## Given instruction
Write out the listing below exactly, and omit any images you find in it.

## Task input
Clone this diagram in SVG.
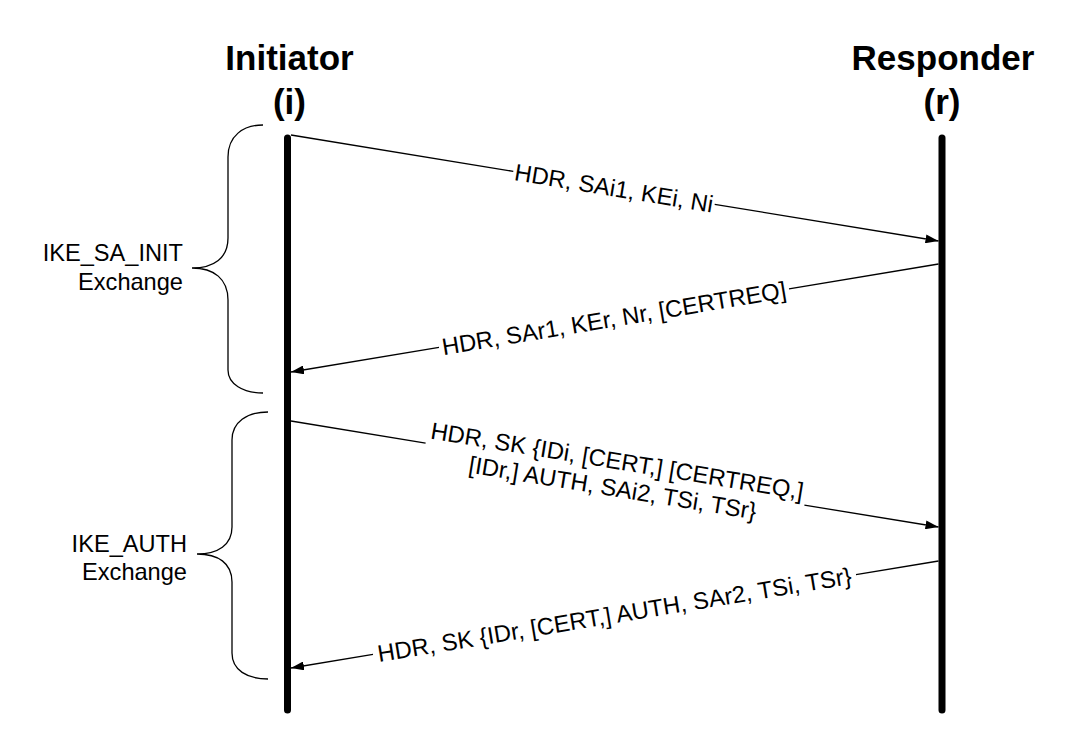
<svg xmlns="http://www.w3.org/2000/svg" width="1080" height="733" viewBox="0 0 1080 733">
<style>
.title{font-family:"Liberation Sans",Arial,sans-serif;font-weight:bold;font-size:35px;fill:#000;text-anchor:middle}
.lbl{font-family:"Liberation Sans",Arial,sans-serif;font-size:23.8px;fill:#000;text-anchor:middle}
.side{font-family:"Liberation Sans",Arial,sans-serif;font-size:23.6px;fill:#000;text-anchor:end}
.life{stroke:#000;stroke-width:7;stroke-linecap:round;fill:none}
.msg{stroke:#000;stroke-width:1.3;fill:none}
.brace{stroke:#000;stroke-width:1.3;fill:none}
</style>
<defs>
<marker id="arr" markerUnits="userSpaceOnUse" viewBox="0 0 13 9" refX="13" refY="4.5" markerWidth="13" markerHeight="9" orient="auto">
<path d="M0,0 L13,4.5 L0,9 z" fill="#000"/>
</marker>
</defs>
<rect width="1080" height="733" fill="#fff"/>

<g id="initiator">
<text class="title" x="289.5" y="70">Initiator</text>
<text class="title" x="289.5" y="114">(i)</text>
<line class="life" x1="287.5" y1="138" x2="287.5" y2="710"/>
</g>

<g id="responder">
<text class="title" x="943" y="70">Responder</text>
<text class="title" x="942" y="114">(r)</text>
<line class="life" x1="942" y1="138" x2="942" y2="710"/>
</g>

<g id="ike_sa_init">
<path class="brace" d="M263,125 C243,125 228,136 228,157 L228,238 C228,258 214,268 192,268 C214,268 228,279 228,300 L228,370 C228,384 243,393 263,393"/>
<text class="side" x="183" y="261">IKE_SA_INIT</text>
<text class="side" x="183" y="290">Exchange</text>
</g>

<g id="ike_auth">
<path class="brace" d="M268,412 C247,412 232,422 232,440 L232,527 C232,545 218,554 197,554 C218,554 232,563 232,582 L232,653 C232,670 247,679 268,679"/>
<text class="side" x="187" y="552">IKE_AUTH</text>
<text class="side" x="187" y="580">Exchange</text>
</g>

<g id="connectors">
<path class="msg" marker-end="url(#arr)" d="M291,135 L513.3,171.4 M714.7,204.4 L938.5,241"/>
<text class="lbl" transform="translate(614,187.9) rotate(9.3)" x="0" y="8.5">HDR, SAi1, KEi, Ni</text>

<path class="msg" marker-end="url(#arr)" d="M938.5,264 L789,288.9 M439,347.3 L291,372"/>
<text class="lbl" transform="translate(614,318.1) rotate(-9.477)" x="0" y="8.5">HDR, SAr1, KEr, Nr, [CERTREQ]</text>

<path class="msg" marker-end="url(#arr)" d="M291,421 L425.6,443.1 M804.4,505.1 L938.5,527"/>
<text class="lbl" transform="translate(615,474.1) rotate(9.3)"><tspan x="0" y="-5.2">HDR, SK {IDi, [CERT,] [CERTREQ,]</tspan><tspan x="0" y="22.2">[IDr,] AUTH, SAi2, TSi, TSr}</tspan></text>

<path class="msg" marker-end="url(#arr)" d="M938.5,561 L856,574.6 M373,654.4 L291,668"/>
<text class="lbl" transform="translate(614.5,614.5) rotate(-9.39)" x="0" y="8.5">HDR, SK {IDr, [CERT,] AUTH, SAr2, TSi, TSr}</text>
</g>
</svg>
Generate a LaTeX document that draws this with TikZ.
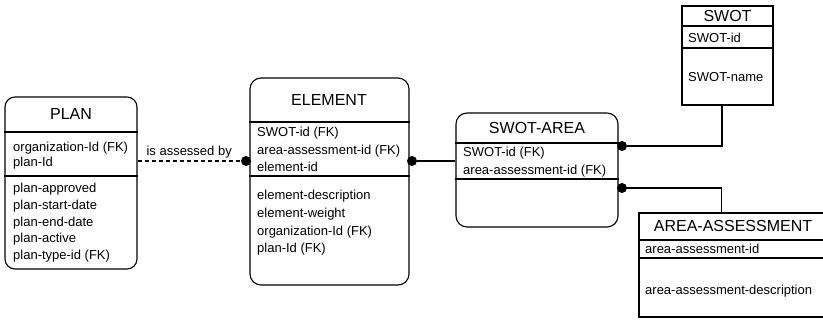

## Answer for the task
Clone this diagram in SVG.
<svg xmlns="http://www.w3.org/2000/svg" width="1080" height="733" viewBox="0 0 1080 733">
<style>
.title{font-family:"Liberation Sans",Arial,sans-serif;font-weight:bold;font-size:35px;fill:#000;text-anchor:middle}
.lbl{font-family:"Liberation Sans",Arial,sans-serif;font-size:23.8px;fill:#000;text-anchor:middle}
.side{font-family:"Liberation Sans",Arial,sans-serif;font-size:23.6px;fill:#000;text-anchor:end}
.life{stroke:#000;stroke-width:7;stroke-linecap:round;fill:none}
.msg{stroke:#000;stroke-width:1.3;fill:none}
.brace{stroke:#000;stroke-width:1.3;fill:none}
</style>
<defs>
<marker id="arr" markerUnits="userSpaceOnUse" viewBox="0 0 13 9" refX="13" refY="4.5" markerWidth="13" markerHeight="9" orient="auto">
<path d="M0,0 L13,4.5 L0,9 z" fill="#000"/>
</marker>
</defs>
<rect width="1080" height="733" fill="#fff"/>

<g id="initiator">
<text class="title" x="289.5" y="70">Initiator</text>
<text class="title" x="289.5" y="114">(i)</text>
<line class="life" x1="287.5" y1="138" x2="287.5" y2="710"/>
</g>

<g id="responder">
<text class="title" x="943" y="70">Responder</text>
<text class="title" x="942" y="114">(r)</text>
<line class="life" x1="942" y1="138" x2="942" y2="710"/>
</g>

<g id="ike_sa_init">
<path class="brace" d="M263,125 C243,125 228,136 228,157 L228,238 C228,258 214,268 192,268 C214,268 228,279 228,300 L228,370 C228,384 243,393 263,393"/>
<text class="side" x="183" y="261">IKE_SA_INIT</text>
<text class="side" x="183" y="290">Exchange</text>
</g>

<g id="ike_auth">
<path class="brace" d="M268,412 C247,412 232,422 232,440 L232,527 C232,545 218,554 197,554 C218,554 232,563 232,582 L232,653 C232,670 247,679 268,679"/>
<text class="side" x="187" y="552">IKE_AUTH</text>
<text class="side" x="187" y="580">Exchange</text>
</g>

<g id="connectors">
<path class="msg" marker-end="url(#arr)" d="M291,135 L513.3,171.4 M714.7,204.4 L938.5,241"/>
<text class="lbl" transform="translate(614,187.9) rotate(9.3)" x="0" y="8.5">HDR, SAi1, KEi, Ni</text>

<path class="msg" marker-end="url(#arr)" d="M938.5,264 L789,288.9 M439,347.3 L291,372"/>
<text class="lbl" transform="translate(614,318.1) rotate(-9.477)" x="0" y="8.5">HDR, SAr1, KEr, Nr, [CERTREQ]</text>

<path class="msg" marker-end="url(#arr)" d="M291,421 L425.6,443.1 M804.4,505.1 L938.5,527"/>
<text class="lbl" transform="translate(615,474.1) rotate(9.3)"><tspan x="0" y="-5.2">HDR, SK {IDi, [CERT,] [CERTREQ,]</tspan><tspan x="0" y="22.2">[IDr,] AUTH, SAi2, TSi, TSr}</tspan></text>

<path class="msg" marker-end="url(#arr)" d="M938.5,561 L856,574.6 M373,654.4 L291,668"/>
<text class="lbl" transform="translate(614.5,614.5) rotate(-9.39)" x="0" y="8.5">HDR, SK {IDr, [CERT,] AUTH, SAr2, TSi, TSr}</text>
</g>
</svg>
Generate a LaTeX document that draws this with TikZ.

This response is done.